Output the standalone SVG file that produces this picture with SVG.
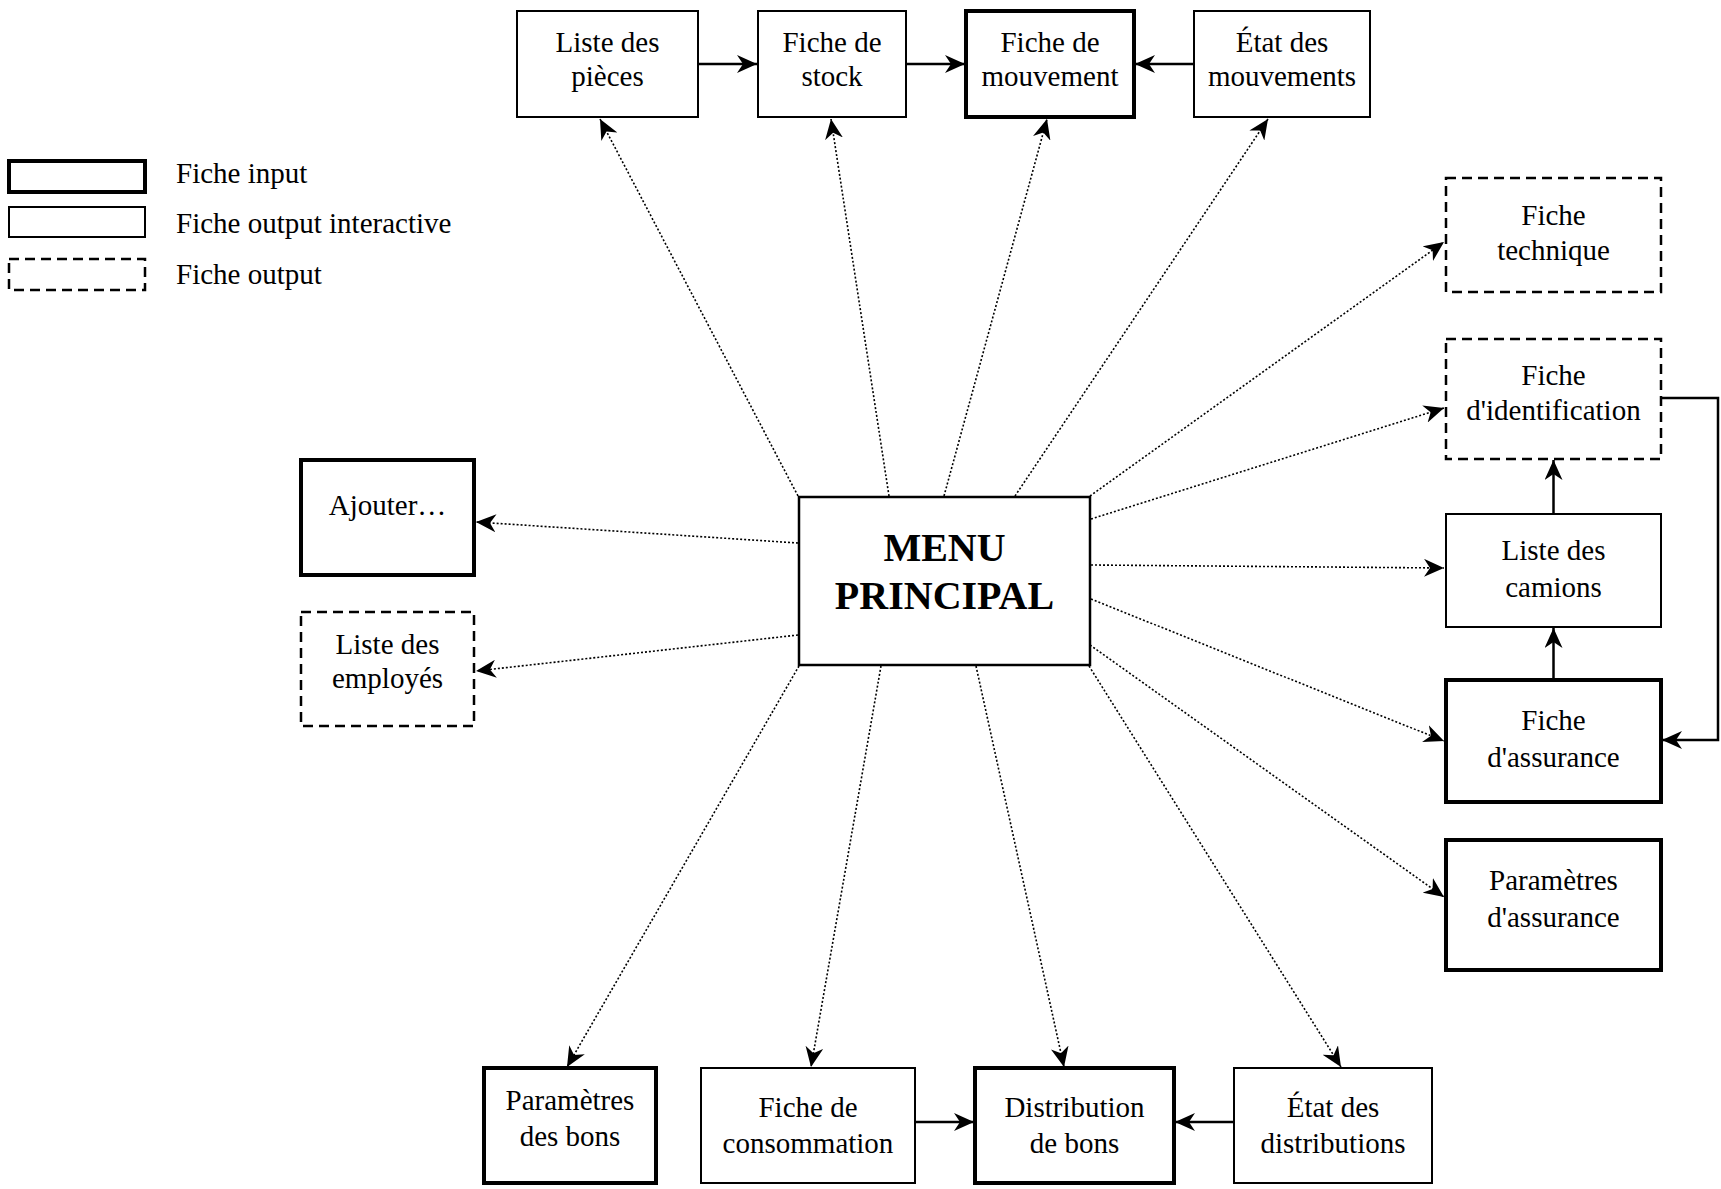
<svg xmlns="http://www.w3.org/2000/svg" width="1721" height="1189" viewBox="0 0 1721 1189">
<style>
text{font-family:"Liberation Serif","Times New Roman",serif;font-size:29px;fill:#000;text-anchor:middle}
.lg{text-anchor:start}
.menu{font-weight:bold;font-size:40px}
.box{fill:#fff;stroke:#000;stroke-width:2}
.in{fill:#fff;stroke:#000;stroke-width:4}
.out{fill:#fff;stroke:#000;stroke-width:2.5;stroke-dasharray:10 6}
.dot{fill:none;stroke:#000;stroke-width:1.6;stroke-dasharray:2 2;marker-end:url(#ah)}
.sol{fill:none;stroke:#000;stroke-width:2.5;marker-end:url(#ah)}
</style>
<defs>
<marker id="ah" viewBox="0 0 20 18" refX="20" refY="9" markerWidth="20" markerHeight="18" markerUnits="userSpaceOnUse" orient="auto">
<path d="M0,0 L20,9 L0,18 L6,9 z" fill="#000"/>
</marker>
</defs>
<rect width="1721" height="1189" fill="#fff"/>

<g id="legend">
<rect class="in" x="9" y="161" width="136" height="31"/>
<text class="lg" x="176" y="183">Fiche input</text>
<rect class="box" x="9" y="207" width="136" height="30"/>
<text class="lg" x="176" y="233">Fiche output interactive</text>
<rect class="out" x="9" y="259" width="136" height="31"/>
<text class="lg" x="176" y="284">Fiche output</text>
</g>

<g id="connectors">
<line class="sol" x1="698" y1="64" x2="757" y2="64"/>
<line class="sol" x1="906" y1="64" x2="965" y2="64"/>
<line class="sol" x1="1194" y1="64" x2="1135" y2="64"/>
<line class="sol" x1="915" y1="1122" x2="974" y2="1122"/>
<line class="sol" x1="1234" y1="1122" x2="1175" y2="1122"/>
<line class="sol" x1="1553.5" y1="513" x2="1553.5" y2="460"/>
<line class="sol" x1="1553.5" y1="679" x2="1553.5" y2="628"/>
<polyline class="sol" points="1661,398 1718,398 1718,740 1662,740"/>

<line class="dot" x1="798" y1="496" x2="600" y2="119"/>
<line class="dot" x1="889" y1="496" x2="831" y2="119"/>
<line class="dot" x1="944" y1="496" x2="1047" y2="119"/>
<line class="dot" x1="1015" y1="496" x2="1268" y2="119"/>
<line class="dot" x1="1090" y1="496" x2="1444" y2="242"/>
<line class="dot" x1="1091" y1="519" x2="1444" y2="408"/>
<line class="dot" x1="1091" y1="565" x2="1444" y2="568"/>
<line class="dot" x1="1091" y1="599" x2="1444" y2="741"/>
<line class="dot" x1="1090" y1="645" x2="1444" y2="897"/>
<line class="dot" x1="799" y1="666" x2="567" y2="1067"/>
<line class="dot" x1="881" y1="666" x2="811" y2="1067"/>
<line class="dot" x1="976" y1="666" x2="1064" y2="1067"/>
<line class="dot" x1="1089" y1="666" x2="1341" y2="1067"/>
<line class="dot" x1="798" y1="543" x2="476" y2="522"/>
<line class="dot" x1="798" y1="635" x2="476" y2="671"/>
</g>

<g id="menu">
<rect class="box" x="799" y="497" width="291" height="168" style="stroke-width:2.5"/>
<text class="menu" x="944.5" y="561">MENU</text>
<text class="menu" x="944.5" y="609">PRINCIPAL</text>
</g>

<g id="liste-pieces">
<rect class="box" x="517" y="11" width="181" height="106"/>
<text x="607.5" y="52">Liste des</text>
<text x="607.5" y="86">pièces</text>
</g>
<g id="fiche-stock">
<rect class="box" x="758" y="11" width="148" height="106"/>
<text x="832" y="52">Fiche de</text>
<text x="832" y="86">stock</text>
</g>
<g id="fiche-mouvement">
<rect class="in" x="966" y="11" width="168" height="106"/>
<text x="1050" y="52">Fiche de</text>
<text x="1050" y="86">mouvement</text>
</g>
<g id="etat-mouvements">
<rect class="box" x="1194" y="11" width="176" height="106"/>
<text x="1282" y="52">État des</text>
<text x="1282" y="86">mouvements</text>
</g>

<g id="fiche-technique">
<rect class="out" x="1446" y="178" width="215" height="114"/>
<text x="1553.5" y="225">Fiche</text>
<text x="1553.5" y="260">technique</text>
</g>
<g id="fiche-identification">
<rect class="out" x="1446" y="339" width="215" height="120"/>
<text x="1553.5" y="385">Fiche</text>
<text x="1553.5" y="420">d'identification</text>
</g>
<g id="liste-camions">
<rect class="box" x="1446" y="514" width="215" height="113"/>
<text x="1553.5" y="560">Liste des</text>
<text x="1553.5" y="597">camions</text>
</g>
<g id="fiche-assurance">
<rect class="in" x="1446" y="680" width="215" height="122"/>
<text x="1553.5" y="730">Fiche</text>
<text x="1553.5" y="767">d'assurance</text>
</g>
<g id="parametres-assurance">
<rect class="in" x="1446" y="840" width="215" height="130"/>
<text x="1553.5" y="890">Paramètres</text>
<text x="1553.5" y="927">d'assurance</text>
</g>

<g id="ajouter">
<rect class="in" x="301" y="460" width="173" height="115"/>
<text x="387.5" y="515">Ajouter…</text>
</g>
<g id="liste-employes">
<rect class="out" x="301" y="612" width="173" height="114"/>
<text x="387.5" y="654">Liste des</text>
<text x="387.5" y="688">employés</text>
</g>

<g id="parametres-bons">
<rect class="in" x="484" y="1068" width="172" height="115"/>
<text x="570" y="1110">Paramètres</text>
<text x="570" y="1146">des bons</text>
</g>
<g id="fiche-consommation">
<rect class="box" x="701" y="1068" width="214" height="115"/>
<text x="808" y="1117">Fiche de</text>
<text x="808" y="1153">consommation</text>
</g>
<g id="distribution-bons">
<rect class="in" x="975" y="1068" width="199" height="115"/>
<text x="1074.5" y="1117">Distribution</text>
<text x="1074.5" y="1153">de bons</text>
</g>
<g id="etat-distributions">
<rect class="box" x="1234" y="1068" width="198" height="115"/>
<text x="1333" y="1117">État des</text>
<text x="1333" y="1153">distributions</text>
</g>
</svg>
━━━━━━━━━━
__Given instruction__. Output the lines above in full and exactly as given, omitting any pictures.

__Output for this exercise__.
Output the standalone SVG file that produces this picture with SVG.
<svg xmlns="http://www.w3.org/2000/svg" width="1721" height="1189" viewBox="0 0 1721 1189">
<style>
text{font-family:"Liberation Serif","Times New Roman",serif;font-size:29px;fill:#000;text-anchor:middle}
.lg{text-anchor:start}
.menu{font-weight:bold;font-size:40px}
.box{fill:#fff;stroke:#000;stroke-width:2}
.in{fill:#fff;stroke:#000;stroke-width:4}
.out{fill:#fff;stroke:#000;stroke-width:2.5;stroke-dasharray:10 6}
.dot{fill:none;stroke:#000;stroke-width:1.6;stroke-dasharray:2 2;marker-end:url(#ah)}
.sol{fill:none;stroke:#000;stroke-width:2.5;marker-end:url(#ah)}
</style>
<defs>
<marker id="ah" viewBox="0 0 20 18" refX="20" refY="9" markerWidth="20" markerHeight="18" markerUnits="userSpaceOnUse" orient="auto">
<path d="M0,0 L20,9 L0,18 L6,9 z" fill="#000"/>
</marker>
</defs>
<rect width="1721" height="1189" fill="#fff"/>

<g id="legend">
<rect class="in" x="9" y="161" width="136" height="31"/>
<text class="lg" x="176" y="183">Fiche input</text>
<rect class="box" x="9" y="207" width="136" height="30"/>
<text class="lg" x="176" y="233">Fiche output interactive</text>
<rect class="out" x="9" y="259" width="136" height="31"/>
<text class="lg" x="176" y="284">Fiche output</text>
</g>

<g id="connectors">
<line class="sol" x1="698" y1="64" x2="757" y2="64"/>
<line class="sol" x1="906" y1="64" x2="965" y2="64"/>
<line class="sol" x1="1194" y1="64" x2="1135" y2="64"/>
<line class="sol" x1="915" y1="1122" x2="974" y2="1122"/>
<line class="sol" x1="1234" y1="1122" x2="1175" y2="1122"/>
<line class="sol" x1="1553.5" y1="513" x2="1553.5" y2="460"/>
<line class="sol" x1="1553.5" y1="679" x2="1553.5" y2="628"/>
<polyline class="sol" points="1661,398 1718,398 1718,740 1662,740"/>

<line class="dot" x1="798" y1="496" x2="600" y2="119"/>
<line class="dot" x1="889" y1="496" x2="831" y2="119"/>
<line class="dot" x1="944" y1="496" x2="1047" y2="119"/>
<line class="dot" x1="1015" y1="496" x2="1268" y2="119"/>
<line class="dot" x1="1090" y1="496" x2="1444" y2="242"/>
<line class="dot" x1="1091" y1="519" x2="1444" y2="408"/>
<line class="dot" x1="1091" y1="565" x2="1444" y2="568"/>
<line class="dot" x1="1091" y1="599" x2="1444" y2="741"/>
<line class="dot" x1="1090" y1="645" x2="1444" y2="897"/>
<line class="dot" x1="799" y1="666" x2="567" y2="1067"/>
<line class="dot" x1="881" y1="666" x2="811" y2="1067"/>
<line class="dot" x1="976" y1="666" x2="1064" y2="1067"/>
<line class="dot" x1="1089" y1="666" x2="1341" y2="1067"/>
<line class="dot" x1="798" y1="543" x2="476" y2="522"/>
<line class="dot" x1="798" y1="635" x2="476" y2="671"/>
</g>

<g id="menu">
<rect class="box" x="799" y="497" width="291" height="168" style="stroke-width:2.5"/>
<text class="menu" x="944.5" y="561">MENU</text>
<text class="menu" x="944.5" y="609">PRINCIPAL</text>
</g>

<g id="liste-pieces">
<rect class="box" x="517" y="11" width="181" height="106"/>
<text x="607.5" y="52">Liste des</text>
<text x="607.5" y="86">pièces</text>
</g>
<g id="fiche-stock">
<rect class="box" x="758" y="11" width="148" height="106"/>
<text x="832" y="52">Fiche de</text>
<text x="832" y="86">stock</text>
</g>
<g id="fiche-mouvement">
<rect class="in" x="966" y="11" width="168" height="106"/>
<text x="1050" y="52">Fiche de</text>
<text x="1050" y="86">mouvement</text>
</g>
<g id="etat-mouvements">
<rect class="box" x="1194" y="11" width="176" height="106"/>
<text x="1282" y="52">État des</text>
<text x="1282" y="86">mouvements</text>
</g>

<g id="fiche-technique">
<rect class="out" x="1446" y="178" width="215" height="114"/>
<text x="1553.5" y="225">Fiche</text>
<text x="1553.5" y="260">technique</text>
</g>
<g id="fiche-identification">
<rect class="out" x="1446" y="339" width="215" height="120"/>
<text x="1553.5" y="385">Fiche</text>
<text x="1553.5" y="420">d'identification</text>
</g>
<g id="liste-camions">
<rect class="box" x="1446" y="514" width="215" height="113"/>
<text x="1553.5" y="560">Liste des</text>
<text x="1553.5" y="597">camions</text>
</g>
<g id="fiche-assurance">
<rect class="in" x="1446" y="680" width="215" height="122"/>
<text x="1553.5" y="730">Fiche</text>
<text x="1553.5" y="767">d'assurance</text>
</g>
<g id="parametres-assurance">
<rect class="in" x="1446" y="840" width="215" height="130"/>
<text x="1553.5" y="890">Paramètres</text>
<text x="1553.5" y="927">d'assurance</text>
</g>

<g id="ajouter">
<rect class="in" x="301" y="460" width="173" height="115"/>
<text x="387.5" y="515">Ajouter…</text>
</g>
<g id="liste-employes">
<rect class="out" x="301" y="612" width="173" height="114"/>
<text x="387.5" y="654">Liste des</text>
<text x="387.5" y="688">employés</text>
</g>

<g id="parametres-bons">
<rect class="in" x="484" y="1068" width="172" height="115"/>
<text x="570" y="1110">Paramètres</text>
<text x="570" y="1146">des bons</text>
</g>
<g id="fiche-consommation">
<rect class="box" x="701" y="1068" width="214" height="115"/>
<text x="808" y="1117">Fiche de</text>
<text x="808" y="1153">consommation</text>
</g>
<g id="distribution-bons">
<rect class="in" x="975" y="1068" width="199" height="115"/>
<text x="1074.5" y="1117">Distribution</text>
<text x="1074.5" y="1153">de bons</text>
</g>
<g id="etat-distributions">
<rect class="box" x="1234" y="1068" width="198" height="115"/>
<text x="1333" y="1117">État des</text>
<text x="1333" y="1153">distributions</text>
</g>
</svg>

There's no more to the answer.